I’ve always had a ‘breast is best’ approach to my triathlon swims. I am a good breaststroke swimmer, it’s always been my stroke and I have placed highly enough in my past two sprint swims to not worry about fixing what ain’t broken. So why would I change it now?
Because secretly, in the back of my head, I feel like a fraud. Triathlon swimmers swim crawl, right? Especially Olympic distance sea swim triathletes. Plus, my one sea swim so far taught me that if I attempt to swim a mile breaststroke in a wetsuit, I am going to be floating around on the surface with my legs frog kicking the air and my face somewhere on the sea bed. Not fast, not cool, not remotely athletic.
So I decided to work at it. My first session in the pool was, frankly, shocking. I did a length and a half of surface slapping spasming before reverting to breaststroke and, utterly destitute, started to question whether I would even be able to do this tri at all. It was a harsh wake up call to the fact that I was going to have to start from nothing and push myself stroke by stroke, length by length, session by session to become the swimmer I want to be.

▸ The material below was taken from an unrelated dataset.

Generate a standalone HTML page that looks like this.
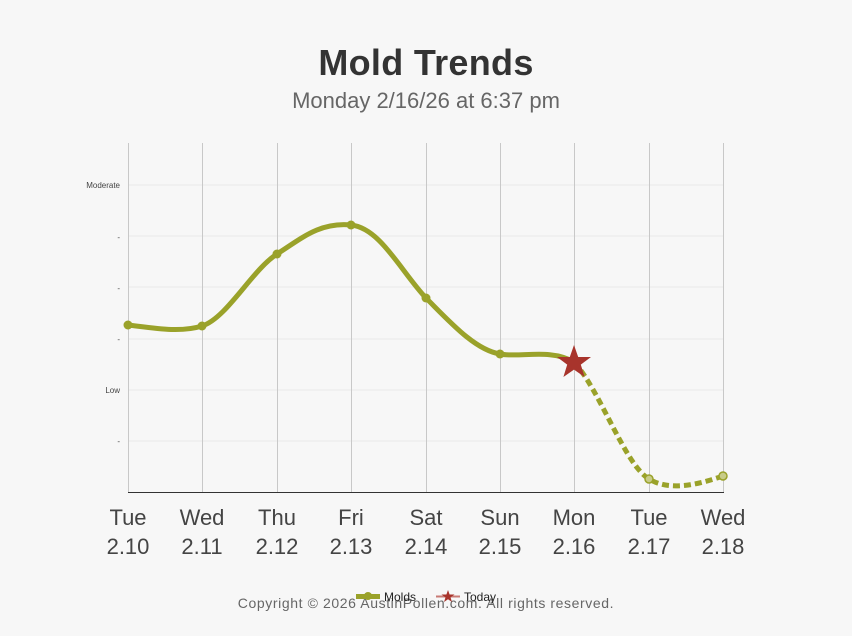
<!DOCTYPE html>
<html><head><meta charset="utf-8"><style>
body{margin:0;background:#f7f7f7;font-family:"Liberation Sans",sans-serif;}
</style></head><body>
<svg width="852" height="636" xmlns="http://www.w3.org/2000/svg" style="display:block">
<rect width="852" height="636" fill="#f7f7f7"/>
<text x="426" y="75" text-anchor="middle" font-size="36" font-weight="bold" fill="#333" letter-spacing="0.3">Mold Trends</text>
<text x="426" y="108" text-anchor="middle" font-size="22" fill="#666">Monday 2/16/26 at 6:37 pm</text>
<g stroke="#e8e8e8" stroke-width="1">
<line x1="128" x2="723" y1="185" y2="185"/><line x1="128" x2="723" y1="236" y2="236"/>
<line x1="128" x2="723" y1="287" y2="287"/><line x1="128" x2="723" y1="339" y2="339"/>
<line x1="128" x2="723" y1="390" y2="390"/><line x1="128" x2="723" y1="441" y2="441"/>
</g>
<g stroke="#c8c8c8" stroke-width="1">
<line x1="128.5" x2="128.5" y1="143" y2="492"/><line x1="202.5" x2="202.5" y1="143" y2="492"/>
<line x1="277.5" x2="277.5" y1="143" y2="492"/><line x1="351.5" x2="351.5" y1="143" y2="492"/>
<line x1="426.5" x2="426.5" y1="143" y2="492"/><line x1="500.5" x2="500.5" y1="143" y2="492"/>
<line x1="574.5" x2="574.5" y1="143" y2="492"/><line x1="649.5" x2="649.5" y1="143" y2="492"/>
<line x1="723.5" x2="723.5" y1="143" y2="492"/>
</g>
<line x1="128" x2="724" y1="492.5" y2="492.5" stroke="#333"/>
<g font-size="8" fill="#444" text-anchor="end">
<text x="120" y="188">Moderate</text><text x="120" y="240">-</text><text x="120" y="291">-</text>
<text x="120" y="342">-</text><text x="120" y="393">Low</text><text x="120" y="444">-</text>
</g>
<g font-size="22" fill="#444" text-anchor="middle">
<text x="128" y="525">Tue</text><text x="128" y="554">2.10</text>
<text x="202" y="525">Wed</text><text x="202" y="554">2.11</text>
<text x="277" y="525">Thu</text><text x="277" y="554">2.12</text>
<text x="351" y="525">Fri</text><text x="351" y="554">2.13</text>
<text x="426" y="525">Sat</text><text x="426" y="554">2.14</text>
<text x="500" y="525">Sun</text><text x="500" y="554">2.15</text>
<text x="574" y="525">Mon</text><text x="574" y="554">2.16</text>
<text x="649" y="525">Tue</text><text x="649" y="554">2.17</text>
<text x="723" y="525">Wed</text><text x="723" y="554">2.18</text>
</g>
<path d="M128,325 C153,328 180,333 202,326 C227,318 252,270 277,254 C302,238 320,222 351,225 C380,228 400,270 426,298 C450,322 475,350 500,354 C520,358 550,348 574,362" fill="none" stroke="#9aa22a" stroke-width="5" stroke-linecap="round"/>
<path d="M574,362 C600,390 625,465 649,479 C670,492 700,484 723,476" fill="none" stroke="#9aa22a" stroke-width="5" stroke-dasharray="7,4"/>
<g fill="#9aa22a">
<circle cx="128" cy="325" r="4.5"/><circle cx="202" cy="326" r="4.5"/><circle cx="277" cy="254" r="4.5"/>
<circle cx="351" cy="225" r="4.5"/><circle cx="426" cy="298" r="4.5"/><circle cx="500" cy="354" r="4.5"/>
</g>
<circle cx="649" cy="479" r="4" fill="#c8cc88" stroke="#9aa22a" stroke-width="1.5"/>
<circle cx="723" cy="476" r="4" fill="#c8cc88" stroke="#9aa22a" stroke-width="1.5"/>
<polygon points="574,345 578.2,357 591,357 580.8,364.6 584.6,377 574,369.6 563.4,377 567.2,364.6 557,357 569.8,357" fill="#a8342c"/>
<text x="426" y="608" text-anchor="middle" font-size="14" fill="#666" letter-spacing="0.6">Copyright © 2026 AustinPollen.com.  All rights reserved.</text>
<rect x="356" y="594" width="24" height="5" fill="#9aa22a"/><circle cx="368" cy="596" r="4" fill="#9aa22a"/>
<text x="384" y="601" font-size="12" fill="#222">Molds</text>
<line x1="436" x2="460" y1="596.5" y2="596.5" stroke="#c87a74" stroke-width="2"/>
<polygon points="448,590 449.6,594.5 454.5,594.5 450.5,597.4 452,602 448,599.2 444,602 445.5,597.4 441.5,594.5 446.4,594.5" fill="#a8342c"/>
<text x="464" y="601" font-size="12" fill="#222">Today</text>
</svg>
</body></html>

Last night, I swam forty lengths of front crawl. And I am feeling q proud of myself right now! Milestone achieved. I worked really hard to do it. I trained, I researched how the hell you swim front crawl anyway, I watched other people and then I got there. Now I have to work on speed.
So whether your idea of success is 2 lengths in the pool, a 5k run under 25minutes, an Olympic distance tri placed second in the field or to complete an Iron Man, we all start somewhere. Setting yourself, and achieving targets along the way makes you feel GOOD! And feeling good is what tri is all about. To me, anyway.